Monday, 28 April 2008

Wednesday, 23 April 2008

Profit before knowledge

As a teenager one of my favourite fictional characters was Gordon Comstock, the rather threadbare poet from George Orwell's Keep The Aspidistra Flying. I loved reading about the bookstore he worked in, and since then I held a belief that people who worked in bookstores were literary-minded, if not actually writers themselves.

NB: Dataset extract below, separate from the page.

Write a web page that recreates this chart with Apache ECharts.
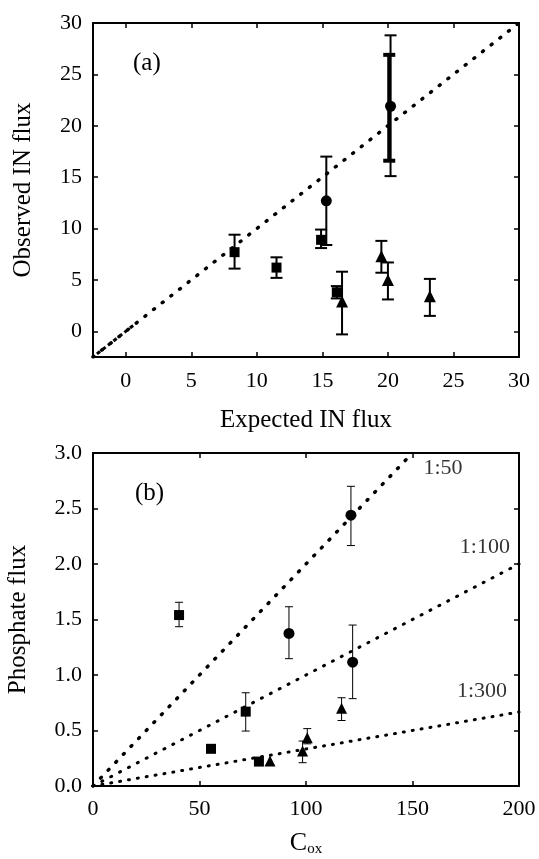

In the past few years that illusion has been shattered - at least as far as South Africa's national bookstore chain Exclusive Books is concerned. Firstly, it was the experience of overhearing a customer asking a sales assistant at one branch if (oddly enough) 1984 was in stock, to which the assistant replied by asking:"Do you know the name of the author?" Then, at another branch, spotting Waiting for Godot stocked in the fiction section and finding a book of poetry located under western philosophy. A friend had enquired at yet another branch whether it had any travel books about Andalusia, and the assistant had replied:"What is that?" And just recently at a fourth branch I found a play that my own press had published displayed in the fiction section.

Granted, these could be dismissed as isolated incidents, and I admit that in the past year I did enjoy a chat with a sales assistant about Hunter S Thompson. But deteriorating product knowledge is becoming part and parcel of the retail sector in South Africa. For example, I recently encountered a sales assistant at a CD chain store who had never heard of Eric Clapton.

So, as far as bookstores are concerned, are we soon going to have sales assistants who do not know the authors of Sons and Lovers, To The Lighthouse, or Oliver Twist? This might be the case already - and I am too afraid put it to the test.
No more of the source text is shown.